Why? Because more than other campaigners local Councils need the help of the DMA. Any self-respecting local authority will want to measure the effect a 'stop junk mail' campaign has sorted, if only to avoid an attack from the Taxpayer's Alliance. In order to measure the effect of a campaign, Councils need to be able to compare the number of opt-outs in a certain area before and after the campaign. The data needed to make that comparison is held by the junk mailers united in the DMA. To get it you better be kind.
Or, take what the DMA calls 'third party registrations'. If a Council wants to organise road shows and other events at which people can sign up to opt-out services they need the DMA / MPS to accept such registrations. And they're not always willing to do so.
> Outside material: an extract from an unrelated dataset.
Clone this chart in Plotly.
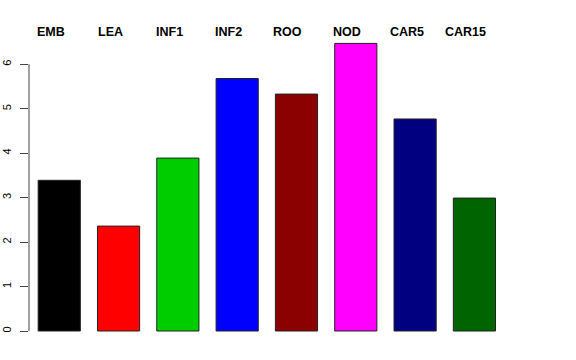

The DMA's policy on 'third party registrations' is rather mysterious. For no obvious reason 'third party registrations' are sometimes accepted, sometimes treated as 'requests for information', and sometimes completely ignored.
When I launched the Junk Buster widget (which allows you to contact up to six different opt-out schemes in one go) I found myself in the latter category. The DMA threw a wobbler and showed its authoritarian side. The information in Stop Junk Mail's Guide to Stamping Out Junk Mail, they said, was ambiguous
and it would therefore be inappropriate
for the DMA to be contacted via Junk Buster. And anyway, as a rule the MPS does not accept third party registrations.
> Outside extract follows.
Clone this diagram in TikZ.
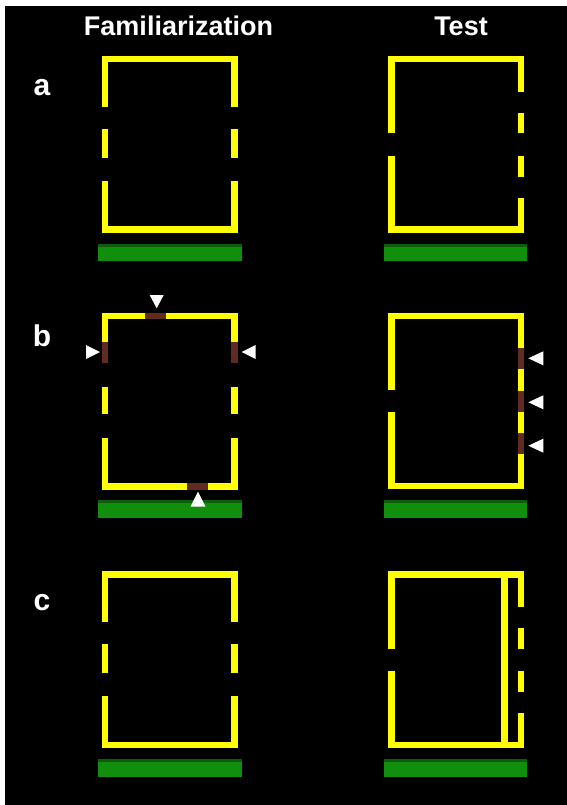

The argument was always a complete non-starter as people can only use Junk Buster to request an information pack and opt-out form for the opt-out services run by the DMA (the MPS and Your Choice). In the lengthy discussion that followed after I found out about the DMA's refusal to co-operate it also became clear that the DMA could not mention a single of example of ambiguous
information. And as soon as I asked them if they would be so kind as to send me a copy of the rules surrounding the MPS (and the policy on 'third party registrations') they went into hiding. I have heard no word from the representative of junk mailers since.
My experience with the DMA thus leads me to two conclusions:
- The DMA / MPS makes up the rules as they go along and can't be held to account.
- The DMA / MPS can refuse any co-operation with a 'stop junk mail' campaign purely on the basis that they don't like the campaign.
In other words, the DMA / MPS claims to have a monopoly on information about reducing junk mail. If your campaign doesn't get the approval of the DMA's Board of Censorship they may try to sabotage your campaign, without bothering to explain why.
Opt-out services such as the MPS should not be run by junk mailers. Ideally, there would be an independent organisation in which both junk mailers and the public are represented. At the moment only the interests of junk mailers are served.